« Les Lumières à l’âge du vivant », de Corine Pelluchon
Les Lumières sont-elles mortes, ou à rénover ? Dans le premier cas, le monde mental construit par Voltaire, Rousseau, Diderot, Montesquieu et tant d’autres aurait définitivement fait son temps. La vision de la connaissance, de la rationalité et du progrès développée chez les encyclopédistes et leurs alliés serait passée et dépassée. Leur confiance envers la science et la civilisation aurait définitivement sombré avec la Shoah, le Goulag et Hiroshima. Comme l’ont montré Theodor Adorno et Max Horkheimer, loin d’être un rempart contre la barbarie, le règne de la raison a débouché sur inhumanité, totalitarismes et massacres.
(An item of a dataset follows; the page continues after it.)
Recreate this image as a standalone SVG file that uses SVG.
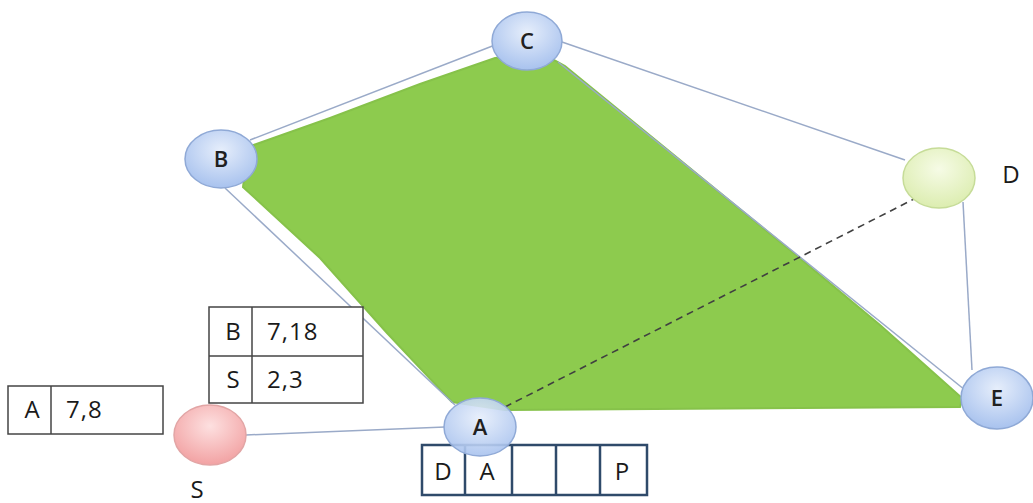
<svg xmlns="http://www.w3.org/2000/svg" width="1033" height="503" viewBox="0 0 1033 503">
<defs>
<radialGradient id="gb" cx="50%" cy="35%" r="65%"><stop offset="0" stop-color="#e6eefb"/><stop offset="1" stop-color="#a8c2ee"/></radialGradient>
<radialGradient id="gs" cx="50%" cy="35%" r="65%"><stop offset="0" stop-color="#fde0e0"/><stop offset="1" stop-color="#f2a2a3"/></radialGradient>
<radialGradient id="gd" cx="50%" cy="35%" r="65%"><stop offset="0" stop-color="#f6fbe6"/><stop offset="1" stop-color="#dcedb0"/></radialGradient>
<style>
.edge{stroke:#9aaac8;stroke-width:1.5;fill:none}
.dash{stroke:#404040;stroke-width:1.6;stroke-dasharray:7,5;fill:none}
.nb{fill:url(#gb);stroke:#8fa9d6;stroke-width:1.5}
.ns{fill:url(#gs);stroke:#e2a5a5;stroke-width:1.5}
.nd{fill:url(#gd);stroke:#c6dc98;stroke-width:1.5}
text{font-family:"Open Sans","Liberation Sans",sans-serif;font-size:24px;fill:#1a1a1a;text-anchor:middle}
.lbl{font-size:22px;font-weight:600;fill:#202020}
.v{text-anchor:start;letter-spacing:1px}
.tb{fill:#fff;stroke:#444;stroke-width:1.5}
.tl{stroke:#444;stroke-width:1.5}
.tn{fill:#fff;stroke:#2f4a6a;stroke-width:2.5}
.tnl{stroke:#2f4a6a;stroke-width:2.5}
</style>
</defs>
<rect width="1033" height="503" fill="#fff"/>
<g id="region">
<path d="M248,147 L330,118 L420,84 L495,58 L545,55 L565,66 L680,160 L790,250 L880,325 L962,398 L960,407 L505,410 L452,402 L387,333 L320,258 L243,187 Z" fill="#8dcb4e" stroke="#86c24a" stroke-width="2"/>
</g>
<g id="connectors">
<line class="edge" x1="250" y1="140" x2="495" y2="45"/>
<line class="edge" x1="562" y1="42" x2="905" y2="160"/>
<line class="edge" x1="963" y1="202" x2="972" y2="370"/>
<line class="edge" x1="225" y1="188" x2="455" y2="405"/>
<line class="edge" x1="246" y1="435" x2="445" y2="427"/>
<line class="edge" x1="558" y1="62" x2="965" y2="390"/>
<line class="dash" x1="505" y1="407" x2="918" y2="197"/>
</g>
<g id="node-C"><ellipse class="nb" cx="527" cy="41" rx="35" ry="29"/><text class="lbl" x="527" y="49">C</text></g>
<g id="node-B"><ellipse class="nb" cx="221" cy="159" rx="36" ry="29"/><text class="lbl" x="221" y="167">B</text></g>
<g id="node-D"><ellipse class="nd" cx="939" cy="178" rx="36" ry="30"/><text x="1011" y="183">D</text></g>
<g id="node-E"><ellipse class="nb" cx="997" cy="398" rx="36" ry="31"/><text class="lbl" x="997" y="406">E</text></g>
<g id="node-S"><ellipse class="ns" cx="210" cy="435" rx="36" ry="30"/><text x="197" y="498">S</text></g>
<g id="table-A">
<rect class="tb" x="8" y="386" width="155" height="48"/>
<line class="tl" x1="51" y1="386" x2="51" y2="434"/>
<text x="32" y="418">A</text><text class="v" x="66" y="418">7,8</text>
</g>
<g id="table-BS">
<rect class="tb" x="209" y="307" width="154" height="96"/>
<line class="tl" x1="252" y1="307" x2="252" y2="403"/>
<line class="tl" x1="209" y1="356" x2="363" y2="356"/>
<text x="233" y="340">B</text><text class="v" x="267" y="340">7,18</text>
<text x="233" y="388">S</text><text class="v" x="267" y="388">2,3</text>
</g>
<g id="table-P">
<rect class="tn" x="422" y="445" width="225" height="50"/>
<line class="tnl" x1="465" y1="445" x2="465" y2="495"/>
<line class="tnl" x1="512" y1="445" x2="512" y2="495"/>
<line class="tnl" x1="556" y1="445" x2="556" y2="495"/>
<line class="tnl" x1="600" y1="445" x2="600" y2="495"/>
<text x="443" y="480">D</text><text x="487" y="480">A</text><text x="622" y="480">P</text>
</g>
<g id="node-A"><ellipse class="nb" cx="480" cy="427" rx="36" ry="29" fill-opacity="0.9"/><text class="lbl" x="480" y="435">A</text></g>
</svg>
Et si, au contraire, les Lumières, comme attitude, pouvaient être encore être salvatrices ? A condition de le rénover, leur projet intellectuel, social et politique, fondé sur les concepts de liberté, d’égalité, d’émancipation, d’autonomie pourrait se révéler plus indispensable que jamais. Pour peu que nous nous donnions les moyens de les passer au crible, et de les réajuster sans les dénaturer, les Lumières devraient modeler ce monde nouveau où nous sommes, dominé par le souci de la nature, l’attention au vivant et au corps vulnérable, la prise de parole des femmes, la prise en compte de l’altérité.
Telles sont, en bref, les points de départ du nouvel essai de Corine Pelluchon, Les Lumières au temps du vivant, douzième ouvrage de cette philosophe dont l’endurance dans l’analyse de fond n’est pas la moindre qualité. Il y a longtemps que pareille rénovation théorico-politique la préoccupe : une de ses premières publications, consacrée à la pensée de Leo Strauss, avait pour sous-titre Une autre raison, d’autres Lumières (Vrin, 2005). Depuis, Corine Pelluchon s’est affirmée, à travers de multiples analyses et interventions, comme une intellectuelle engagée dans les luttes pour un changement radical de société.
Cette mutation – la philosophe écarte le terme de révolution, trop guerrier, trop ancien monde… – nous ferait passer du « schème de la domination » au « schème de la considération ». Schème signifie ici, en simplifiant, le modèle mental organisant toutes les représentations et actions d’une société. Rendre les Lumières vivantes, ce serait donc les faire changer de repère, pour voir ce qui tient et ce qui doit être transformé. Il s’agit, si l’on ose dire, de jeter l’eau du bain (rationalité froide, exploitation effrénée des vivants comme des ressources naturelles, universalité abstraite) sans pour autant jeter le bébé (autonomie des individus, égalité dans la différence, universalisme respectueux des différences). Critiquer les Lumières pour mieux les raviver, tel est le projet d’ensemble.
Dans le détail, le résultat est riche d’aperçus, de propositions, et de ferveur. Corine Pelluchon contribue à l’effort conceptuel qu’exigent les défis de l’époque, conciliation des libertés et des contraintes écologiques n’étant pas le moindre. Toutefois, la présence continue de partis pris constitue le talon d’Achille de son entreprise. Car tout y repose, finalement, sur des affirmations tenues d’emblée pour évidentes : démocratie et capitalisme incompatibles, néo-libéralisme synonyme de catastrophe inéluctable, rupture avec le vieux monde seule voie de salut. Ce sont là des articles de foi, à proprement parler. Des croyances, non des faits. Comme telles, ces convictions sont respectables. Mais nul n’est tenu de les partager.